START Data

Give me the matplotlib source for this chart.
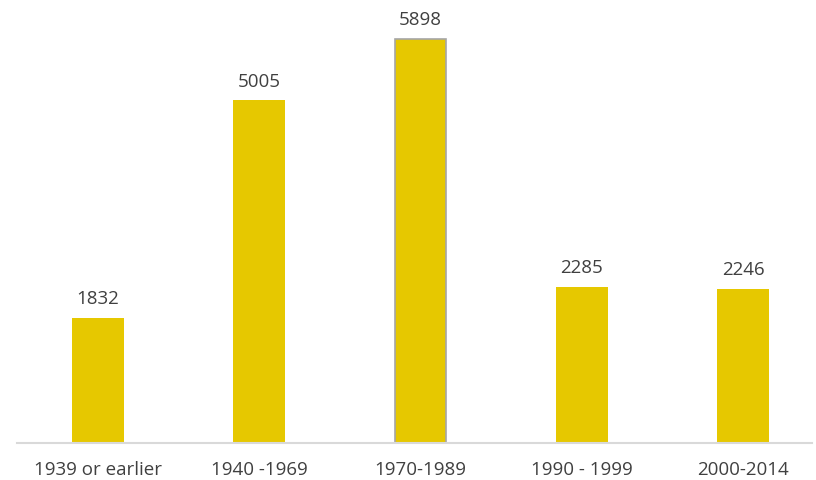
import matplotlib.pyplot as plt

# data
periods = ["1939 or earlier", "1940 -1969", "1970-1989", "1990 - 1999", "2000-2014"]
counts = [1832, 5005, 5898, 2285, 2246]

plt.rcParams['font.family'] = ['Open Sans', 'DejaVu Sans']

fig = plt.figure(figsize=(8.16, 4.8), dpi=100)
ax = fig.add_axes([17 / 816, 37 / 480, 795 / 816, 443 / 480])

x = range(len(periods))
bars = ax.bar(x, counts, width=0.32, color="#E6C800", zorder=2)
# the tallest bar has a thin grey outline in the original
bars[2].set_edgecolor("#A6A6A6")
bars[2].set_linewidth(1.2)

for xi, v in zip(x, counts):
    ax.annotate(str(v), (xi, v), xytext=(0, 7), textcoords="offset points",
                ha="center", va="bottom", fontsize=13.5, color="#404040")

ax.set_xlim(-0.502, 4.428)
ax.set_ylim(0, 6470)
ax.set_xticks(list(x))
ax.set_xticklabels(periods, fontsize=13.5, color="#404040")
ax.tick_params(axis="x", length=0, pad=13)
ax.set_yticks([])

for side in ["top", "right", "left"]:
    ax.spines[side].set_visible(False)
ax.spines["bottom"].set_color("#D9D9D9")
ax.spines["bottom"].set_linewidth(1.5)

plt.savefig("out.png", dpi=100)
plt.close()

END Data

Work to complete » Give again exactly the lines running from the beginning of the material above through the line that contains "plt.rcParams['font.family'] = ['Open", and leave out every picture.

Result for this exercise »
Give me the matplotlib source for this chart.
import matplotlib.pyplot as plt

# data
periods = ["1939 or earlier", "1940 -1969", "1970-1989", "1990 - 1999", "2000-2014"]
counts = [1832, 5005, 5898, 2285, 2246]

plt.rcParams['font.family'] = ['Open Sans', 'DejaVu Sans']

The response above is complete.